# Aim:
Give back the exact lines spanning from the line with "Emit a LaTeX" to the line with "(0,0) rectangle (961,423);", with both of those lines included and no others.

# Data records:

---

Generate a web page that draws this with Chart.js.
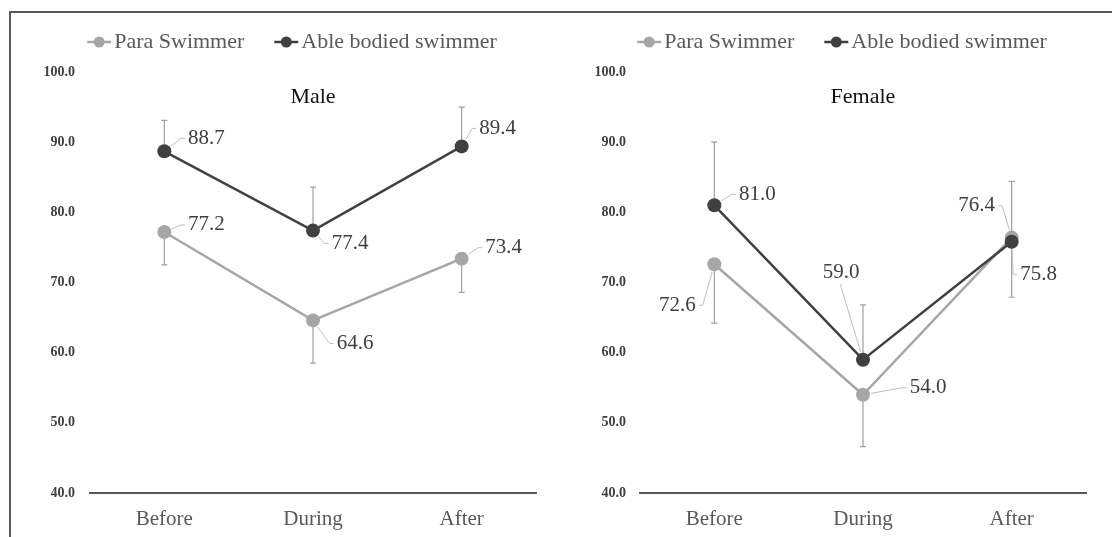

---

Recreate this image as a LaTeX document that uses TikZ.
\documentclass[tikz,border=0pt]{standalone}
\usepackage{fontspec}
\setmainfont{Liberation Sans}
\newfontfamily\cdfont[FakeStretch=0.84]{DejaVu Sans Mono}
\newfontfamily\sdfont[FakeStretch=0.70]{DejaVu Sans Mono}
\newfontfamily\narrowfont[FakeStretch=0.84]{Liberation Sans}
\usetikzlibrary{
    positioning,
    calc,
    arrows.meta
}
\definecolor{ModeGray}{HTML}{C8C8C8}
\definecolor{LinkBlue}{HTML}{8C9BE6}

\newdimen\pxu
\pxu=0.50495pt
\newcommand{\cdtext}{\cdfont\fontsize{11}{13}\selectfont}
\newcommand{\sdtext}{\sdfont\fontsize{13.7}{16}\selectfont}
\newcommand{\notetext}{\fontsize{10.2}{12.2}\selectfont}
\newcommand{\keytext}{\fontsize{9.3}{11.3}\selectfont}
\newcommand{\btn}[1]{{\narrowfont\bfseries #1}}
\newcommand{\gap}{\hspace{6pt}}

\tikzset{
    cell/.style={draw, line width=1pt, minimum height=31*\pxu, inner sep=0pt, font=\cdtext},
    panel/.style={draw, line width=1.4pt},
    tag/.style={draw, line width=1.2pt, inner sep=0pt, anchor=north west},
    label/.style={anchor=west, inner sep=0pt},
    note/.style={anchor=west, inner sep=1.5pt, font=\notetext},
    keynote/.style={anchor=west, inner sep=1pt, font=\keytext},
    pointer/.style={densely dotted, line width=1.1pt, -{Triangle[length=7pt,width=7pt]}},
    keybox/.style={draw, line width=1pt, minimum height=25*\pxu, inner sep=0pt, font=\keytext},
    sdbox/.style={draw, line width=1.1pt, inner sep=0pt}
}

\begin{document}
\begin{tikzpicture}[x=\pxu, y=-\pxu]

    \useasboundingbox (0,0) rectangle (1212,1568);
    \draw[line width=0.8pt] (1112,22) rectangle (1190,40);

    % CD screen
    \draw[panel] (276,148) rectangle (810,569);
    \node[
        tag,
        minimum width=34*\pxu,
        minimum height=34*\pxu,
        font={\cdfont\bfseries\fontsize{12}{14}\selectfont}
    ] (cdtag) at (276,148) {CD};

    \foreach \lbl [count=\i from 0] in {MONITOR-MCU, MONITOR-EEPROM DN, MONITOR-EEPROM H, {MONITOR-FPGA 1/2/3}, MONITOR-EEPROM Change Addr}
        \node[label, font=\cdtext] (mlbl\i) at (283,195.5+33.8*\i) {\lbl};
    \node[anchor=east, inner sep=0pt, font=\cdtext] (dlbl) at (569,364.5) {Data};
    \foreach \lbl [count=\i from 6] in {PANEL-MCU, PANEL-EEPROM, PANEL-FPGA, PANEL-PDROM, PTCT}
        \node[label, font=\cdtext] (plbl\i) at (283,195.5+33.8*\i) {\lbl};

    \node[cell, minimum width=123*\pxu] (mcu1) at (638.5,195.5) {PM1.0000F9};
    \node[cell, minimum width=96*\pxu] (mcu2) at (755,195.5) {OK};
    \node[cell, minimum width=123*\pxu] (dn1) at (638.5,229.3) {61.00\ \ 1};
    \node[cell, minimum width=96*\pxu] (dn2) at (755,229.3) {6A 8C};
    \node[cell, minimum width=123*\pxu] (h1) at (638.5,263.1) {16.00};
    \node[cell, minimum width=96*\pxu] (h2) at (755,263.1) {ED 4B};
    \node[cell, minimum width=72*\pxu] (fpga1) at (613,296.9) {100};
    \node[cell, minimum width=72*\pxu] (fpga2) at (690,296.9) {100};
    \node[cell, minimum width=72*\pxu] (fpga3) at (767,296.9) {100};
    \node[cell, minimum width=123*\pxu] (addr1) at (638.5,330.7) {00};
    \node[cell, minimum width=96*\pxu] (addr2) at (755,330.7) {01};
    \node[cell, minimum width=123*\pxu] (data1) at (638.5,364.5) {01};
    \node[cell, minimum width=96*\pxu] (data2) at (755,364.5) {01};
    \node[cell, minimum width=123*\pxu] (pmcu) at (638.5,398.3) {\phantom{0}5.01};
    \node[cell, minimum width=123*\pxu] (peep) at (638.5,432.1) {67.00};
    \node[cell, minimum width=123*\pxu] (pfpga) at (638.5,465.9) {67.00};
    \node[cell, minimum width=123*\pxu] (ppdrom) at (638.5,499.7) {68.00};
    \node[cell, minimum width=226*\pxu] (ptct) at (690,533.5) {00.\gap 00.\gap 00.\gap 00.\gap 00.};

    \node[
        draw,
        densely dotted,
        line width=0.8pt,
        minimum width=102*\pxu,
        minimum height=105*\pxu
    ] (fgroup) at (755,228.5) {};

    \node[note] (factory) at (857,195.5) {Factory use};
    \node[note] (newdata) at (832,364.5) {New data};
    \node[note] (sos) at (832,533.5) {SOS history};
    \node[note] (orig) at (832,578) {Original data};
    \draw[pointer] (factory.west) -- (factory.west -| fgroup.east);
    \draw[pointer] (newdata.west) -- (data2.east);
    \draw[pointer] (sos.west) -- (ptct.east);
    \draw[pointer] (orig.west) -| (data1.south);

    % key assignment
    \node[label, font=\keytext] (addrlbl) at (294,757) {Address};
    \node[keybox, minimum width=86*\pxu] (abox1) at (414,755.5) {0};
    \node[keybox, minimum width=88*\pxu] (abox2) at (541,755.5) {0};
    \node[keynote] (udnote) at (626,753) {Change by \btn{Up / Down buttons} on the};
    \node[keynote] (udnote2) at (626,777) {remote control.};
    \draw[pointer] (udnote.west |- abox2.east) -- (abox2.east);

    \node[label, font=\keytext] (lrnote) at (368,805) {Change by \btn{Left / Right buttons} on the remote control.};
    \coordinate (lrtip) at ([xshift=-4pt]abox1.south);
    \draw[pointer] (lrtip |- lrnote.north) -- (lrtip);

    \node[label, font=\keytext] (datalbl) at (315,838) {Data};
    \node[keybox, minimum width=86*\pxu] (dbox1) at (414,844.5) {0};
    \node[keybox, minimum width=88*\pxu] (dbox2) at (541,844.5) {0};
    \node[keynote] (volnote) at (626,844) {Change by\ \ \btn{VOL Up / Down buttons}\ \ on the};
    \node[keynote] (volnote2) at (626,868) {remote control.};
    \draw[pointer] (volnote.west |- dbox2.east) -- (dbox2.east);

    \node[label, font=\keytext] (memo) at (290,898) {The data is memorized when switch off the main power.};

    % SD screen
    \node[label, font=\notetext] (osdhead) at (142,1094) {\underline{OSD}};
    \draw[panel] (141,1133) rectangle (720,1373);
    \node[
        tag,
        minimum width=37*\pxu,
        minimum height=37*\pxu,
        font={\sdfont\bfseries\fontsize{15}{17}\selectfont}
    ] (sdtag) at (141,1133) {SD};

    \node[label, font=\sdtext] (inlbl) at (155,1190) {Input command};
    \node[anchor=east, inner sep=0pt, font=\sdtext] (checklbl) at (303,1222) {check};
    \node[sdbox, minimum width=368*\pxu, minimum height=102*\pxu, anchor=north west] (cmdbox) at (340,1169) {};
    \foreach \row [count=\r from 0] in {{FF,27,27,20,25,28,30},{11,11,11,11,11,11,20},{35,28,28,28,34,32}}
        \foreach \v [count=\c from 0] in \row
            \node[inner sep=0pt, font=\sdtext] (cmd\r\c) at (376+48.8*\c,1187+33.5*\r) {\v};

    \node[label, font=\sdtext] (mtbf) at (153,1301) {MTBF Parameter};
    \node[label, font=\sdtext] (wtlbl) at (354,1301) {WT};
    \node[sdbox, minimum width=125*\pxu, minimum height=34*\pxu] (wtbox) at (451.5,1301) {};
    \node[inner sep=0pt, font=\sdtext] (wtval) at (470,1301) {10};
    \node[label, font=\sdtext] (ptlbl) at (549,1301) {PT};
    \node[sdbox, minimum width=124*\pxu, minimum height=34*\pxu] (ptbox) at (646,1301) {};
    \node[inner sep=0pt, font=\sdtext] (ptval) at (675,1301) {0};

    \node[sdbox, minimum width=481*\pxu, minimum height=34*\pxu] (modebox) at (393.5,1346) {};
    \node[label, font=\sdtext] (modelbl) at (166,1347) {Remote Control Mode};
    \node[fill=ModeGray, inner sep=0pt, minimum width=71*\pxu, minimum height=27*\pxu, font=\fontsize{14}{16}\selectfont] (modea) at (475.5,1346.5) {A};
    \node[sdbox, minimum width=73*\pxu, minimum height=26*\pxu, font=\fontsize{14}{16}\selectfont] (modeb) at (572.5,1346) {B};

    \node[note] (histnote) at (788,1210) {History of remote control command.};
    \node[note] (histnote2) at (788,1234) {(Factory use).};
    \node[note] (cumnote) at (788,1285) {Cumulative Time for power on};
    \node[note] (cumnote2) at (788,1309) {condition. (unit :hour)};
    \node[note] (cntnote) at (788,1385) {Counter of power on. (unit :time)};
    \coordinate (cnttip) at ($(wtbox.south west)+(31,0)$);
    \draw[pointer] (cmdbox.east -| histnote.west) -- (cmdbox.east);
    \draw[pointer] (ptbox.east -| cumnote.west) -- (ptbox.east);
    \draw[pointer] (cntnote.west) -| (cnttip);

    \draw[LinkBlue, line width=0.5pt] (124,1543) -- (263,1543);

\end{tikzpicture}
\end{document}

---

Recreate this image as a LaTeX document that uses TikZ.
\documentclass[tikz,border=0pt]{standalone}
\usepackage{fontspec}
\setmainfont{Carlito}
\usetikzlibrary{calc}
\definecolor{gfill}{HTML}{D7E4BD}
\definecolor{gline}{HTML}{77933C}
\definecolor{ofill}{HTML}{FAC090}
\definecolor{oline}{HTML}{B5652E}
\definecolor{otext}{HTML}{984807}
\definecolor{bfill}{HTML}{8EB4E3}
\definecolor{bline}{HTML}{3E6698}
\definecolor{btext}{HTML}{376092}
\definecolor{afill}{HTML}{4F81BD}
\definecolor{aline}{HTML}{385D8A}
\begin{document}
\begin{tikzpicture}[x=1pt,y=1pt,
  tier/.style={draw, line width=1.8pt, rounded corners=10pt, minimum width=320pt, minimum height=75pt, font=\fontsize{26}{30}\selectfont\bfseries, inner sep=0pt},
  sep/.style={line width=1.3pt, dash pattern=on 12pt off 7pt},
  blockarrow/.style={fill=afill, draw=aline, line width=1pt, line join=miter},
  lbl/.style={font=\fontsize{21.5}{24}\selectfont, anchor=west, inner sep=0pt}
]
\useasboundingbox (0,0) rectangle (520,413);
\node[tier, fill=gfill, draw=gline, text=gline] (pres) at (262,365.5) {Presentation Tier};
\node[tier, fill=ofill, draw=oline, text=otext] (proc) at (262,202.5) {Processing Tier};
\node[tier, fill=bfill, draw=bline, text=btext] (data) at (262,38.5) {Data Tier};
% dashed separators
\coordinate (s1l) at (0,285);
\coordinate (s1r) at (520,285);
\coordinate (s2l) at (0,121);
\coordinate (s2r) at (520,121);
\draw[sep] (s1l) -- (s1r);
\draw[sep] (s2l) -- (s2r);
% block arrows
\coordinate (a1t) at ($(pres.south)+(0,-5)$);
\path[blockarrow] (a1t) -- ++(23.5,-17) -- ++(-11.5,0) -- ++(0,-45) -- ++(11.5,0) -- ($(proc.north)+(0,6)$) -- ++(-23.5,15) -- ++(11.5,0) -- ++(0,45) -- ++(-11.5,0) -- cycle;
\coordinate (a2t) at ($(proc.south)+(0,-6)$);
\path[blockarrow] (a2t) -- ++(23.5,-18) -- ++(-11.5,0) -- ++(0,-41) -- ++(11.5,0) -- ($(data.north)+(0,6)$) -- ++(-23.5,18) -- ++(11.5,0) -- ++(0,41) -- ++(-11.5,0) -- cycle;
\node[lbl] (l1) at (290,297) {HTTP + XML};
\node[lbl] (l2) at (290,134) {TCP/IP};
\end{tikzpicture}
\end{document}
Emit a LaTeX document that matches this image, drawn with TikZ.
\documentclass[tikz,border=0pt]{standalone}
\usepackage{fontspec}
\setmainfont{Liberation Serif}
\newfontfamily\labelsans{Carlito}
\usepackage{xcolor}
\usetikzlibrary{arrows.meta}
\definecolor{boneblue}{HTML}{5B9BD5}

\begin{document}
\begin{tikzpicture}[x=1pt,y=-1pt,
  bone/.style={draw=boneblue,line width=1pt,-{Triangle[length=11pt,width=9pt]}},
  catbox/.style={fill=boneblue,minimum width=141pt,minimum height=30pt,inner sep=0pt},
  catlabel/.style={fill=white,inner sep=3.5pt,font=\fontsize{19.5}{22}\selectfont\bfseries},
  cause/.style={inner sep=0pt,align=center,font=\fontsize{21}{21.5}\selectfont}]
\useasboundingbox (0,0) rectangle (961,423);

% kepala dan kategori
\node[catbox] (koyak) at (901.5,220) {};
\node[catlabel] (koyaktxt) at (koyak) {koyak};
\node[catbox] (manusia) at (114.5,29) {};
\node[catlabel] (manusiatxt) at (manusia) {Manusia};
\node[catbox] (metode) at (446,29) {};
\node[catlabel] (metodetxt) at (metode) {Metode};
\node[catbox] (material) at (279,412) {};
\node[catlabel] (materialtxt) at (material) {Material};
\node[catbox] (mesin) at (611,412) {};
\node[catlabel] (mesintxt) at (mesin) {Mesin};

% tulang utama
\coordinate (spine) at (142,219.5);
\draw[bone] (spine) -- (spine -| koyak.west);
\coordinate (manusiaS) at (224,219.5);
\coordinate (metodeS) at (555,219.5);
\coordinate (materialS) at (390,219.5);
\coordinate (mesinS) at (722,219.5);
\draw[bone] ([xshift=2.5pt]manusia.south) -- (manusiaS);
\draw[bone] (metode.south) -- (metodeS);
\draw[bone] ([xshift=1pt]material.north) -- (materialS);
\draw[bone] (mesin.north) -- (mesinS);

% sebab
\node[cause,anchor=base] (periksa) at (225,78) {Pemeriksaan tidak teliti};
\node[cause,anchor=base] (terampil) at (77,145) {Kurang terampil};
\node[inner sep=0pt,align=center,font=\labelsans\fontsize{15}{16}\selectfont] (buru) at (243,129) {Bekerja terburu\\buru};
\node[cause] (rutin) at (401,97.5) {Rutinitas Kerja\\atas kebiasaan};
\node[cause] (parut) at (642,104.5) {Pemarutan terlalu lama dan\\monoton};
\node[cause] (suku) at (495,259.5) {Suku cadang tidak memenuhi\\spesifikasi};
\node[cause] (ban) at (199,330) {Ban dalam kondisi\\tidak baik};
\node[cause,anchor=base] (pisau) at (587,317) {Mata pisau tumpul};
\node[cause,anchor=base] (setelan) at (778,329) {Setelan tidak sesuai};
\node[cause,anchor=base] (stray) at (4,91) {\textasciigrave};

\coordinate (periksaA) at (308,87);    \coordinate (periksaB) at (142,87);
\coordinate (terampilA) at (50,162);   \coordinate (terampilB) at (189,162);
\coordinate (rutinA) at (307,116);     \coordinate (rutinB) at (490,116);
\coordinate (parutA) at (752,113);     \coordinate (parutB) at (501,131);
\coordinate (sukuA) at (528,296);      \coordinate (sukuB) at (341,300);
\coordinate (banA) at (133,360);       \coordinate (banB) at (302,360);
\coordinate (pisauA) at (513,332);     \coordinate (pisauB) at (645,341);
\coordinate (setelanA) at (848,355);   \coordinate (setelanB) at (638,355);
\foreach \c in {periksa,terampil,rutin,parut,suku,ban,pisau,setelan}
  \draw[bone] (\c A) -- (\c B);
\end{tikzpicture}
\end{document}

---

# Reply:
Emit a LaTeX document that matches this image, drawn with TikZ.
\documentclass[tikz,border=0pt]{standalone}
\usepackage{fontspec}
\setmainfont{Liberation Serif}
\newfontfamily\labelsans{Carlito}
\usepackage{xcolor}
\usetikzlibrary{arrows.meta}
\definecolor{boneblue}{HTML}{5B9BD5}

\begin{document}
\begin{tikzpicture}[x=1pt,y=-1pt,
  bone/.style={draw=boneblue,line width=1pt,-{Triangle[length=11pt,width=9pt]}},
  catbox/.style={fill=boneblue,minimum width=141pt,minimum height=30pt,inner sep=0pt},
  catlabel/.style={fill=white,inner sep=3.5pt,font=\fontsize{19.5}{22}\selectfont\bfseries},
  cause/.style={inner sep=0pt,align=center,font=\fontsize{21}{21.5}\selectfont}]
\useasboundingbox (0,0) rectangle (961,423);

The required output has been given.